Lift out all lines below that contain "matplotlib".

***** Data shown *****

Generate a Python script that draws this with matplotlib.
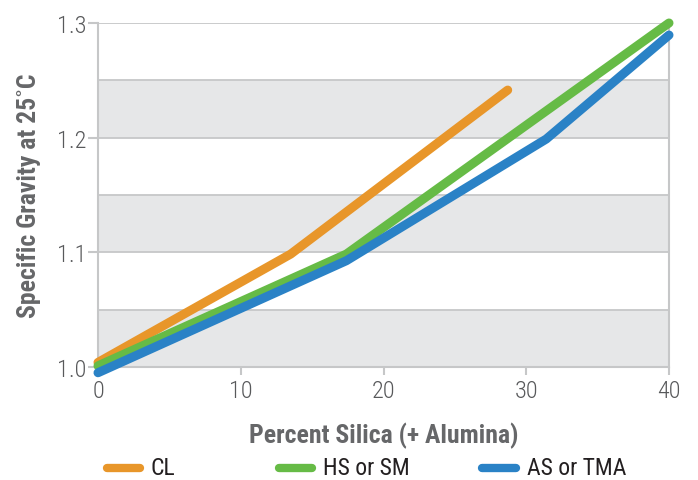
import matplotlib
matplotlib.use("Agg")
import matplotlib.pyplot as plt
from matplotlib.lines import Line2D

plt.rcParams['font.family'] = ['Roboto Condensed', 'DejaVu Sans']

cl_x = [0, 13.5, 28.7]
cl_y = [1.004, 1.0985, 1.2415]
hs_x = [0, 17.4, 40]
hs_y = [1.001, 1.0985, 1.300]
as_x = [0, 17.4, 31.4, 40]
as_y = [0.995, 1.0927, 1.1988, 1.2895]

series_names = ["CL", "HS or SM", "AS or TMA"]
colors = ["#E8962A", "#66BB46", "#2A82C6"]
xticks = [0, 10, 20, 30, 40]
yticks = [1.0, 1.1, 1.2, 1.3]

W, H = 698, 481
fig = plt.figure(figsize=(W/100, H/100), dpi=100)
ax = fig.add_axes([98/W, 1-368/H, (669-98)/W, (368-24)/H])

ax.set_xlim(0, 40)
ax.set_ylim(1.0, 1.3)

grid_c = "#C6C7C8"
band = "#E6E7E8"
for lo in [1.0, 1.1, 1.2]:
    ax.axhspan(lo, lo + 0.05, color=band, zorder=0, lw=0)
for y in [1.05, 1.1, 1.15, 1.2, 1.25, 1.3]:
    ax.axhline(y, color=grid_c, lw=1.3, zorder=1)

for (xs, ys), c, n in zip([(cl_x, cl_y), (hs_x, hs_y), (as_x, as_y)], colors, series_names):
    ax.plot(xs, ys, color=c, lw=6.5, solid_capstyle='round', solid_joinstyle='round',
            clip_on=False, zorder=3, label=n)

ax.spines['top'].set_visible(False)
for s in ['left', 'right', 'bottom']:
    ax.spines[s].set_color(grid_c)
    ax.spines[s].set_linewidth(1.5)
ax.spines['left'].set_bounds(0.9925, 1.3)

ax.set_xticks(xticks)
ax.set_yticks(yticks)
ax.set_yticklabels([f"{v:.1f}" for v in yticks])
for lab in ax.get_xticklabels() + ax.get_yticklabels():
    lab.set_fontweight(300)
ax.tick_params(axis='both', colors=grid_c, labelcolor="#58595B", labelsize=17.5, width=1.5)
ax.tick_params(axis='x', length=6, pad=3)
ax.tick_params(axis='y', length=7, pad=1.5)

ax.set_xlabel("Percent Silica (+ Alumina)", fontsize=18.5, fontweight='bold',
              color="#666769", labelpad=14)
ax.set_ylabel("Specific Gravity at 25˚C", fontsize=18.5, fontweight='bold',
              color="#666769", labelpad=11)

# legend entries
leg_y = 1 - 469/H
handle_spans = [(107, 140), (279, 312), (482, 516)]
for (x0, x1), c, n in zip(handle_spans, colors, series_names):
    fig.add_artist(Line2D([x0/W, x1/W], [leg_y, leg_y], color=c, lw=6,
                          solid_capstyle='round', transform=fig.transFigure))
    fig.text((x1 + 11)/W, leg_y, n, fontsize=17, color="#231F20",
             va='center', ha='left')

fig.savefig("out.png", dpi=100)
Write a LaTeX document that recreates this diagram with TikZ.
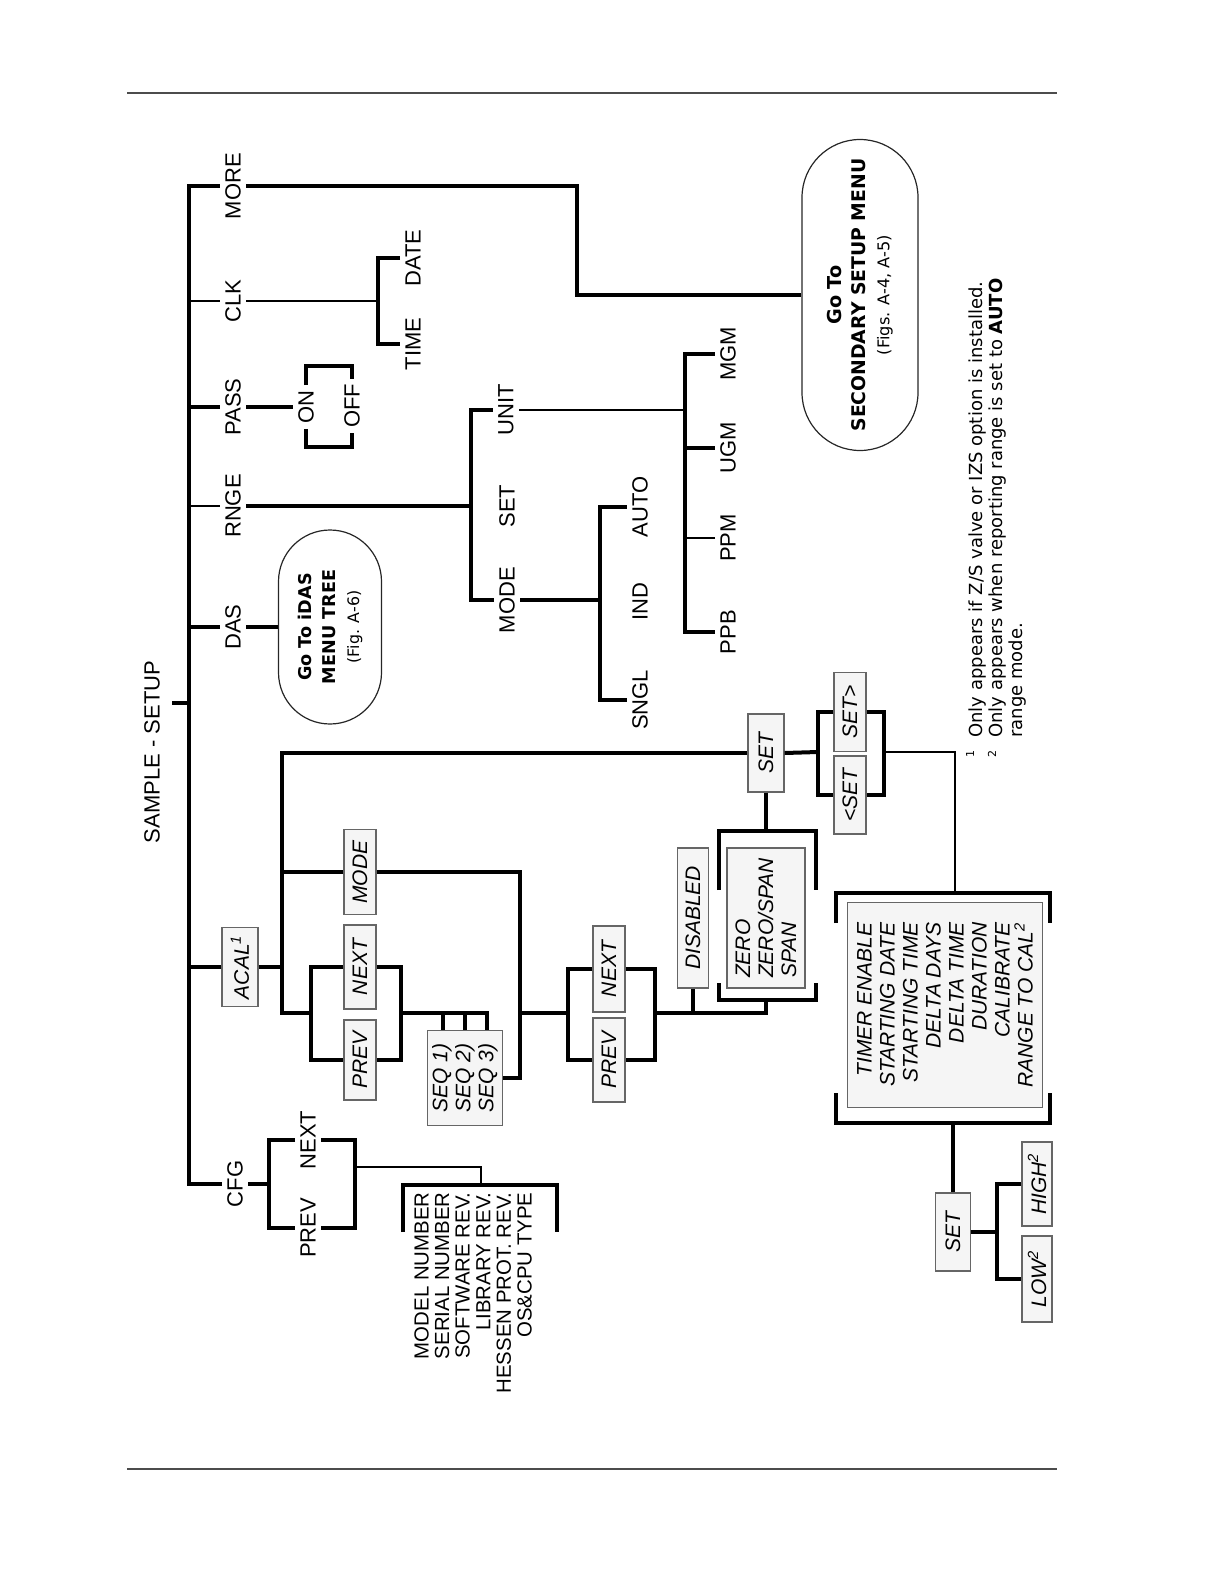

*****

• Final result
Generate a Python script that draws this with matplotlib.
import matplotlib
matplotlib.use("Agg")
import matplotlib.pyplot as plt
from matplotlib.lines import Line2D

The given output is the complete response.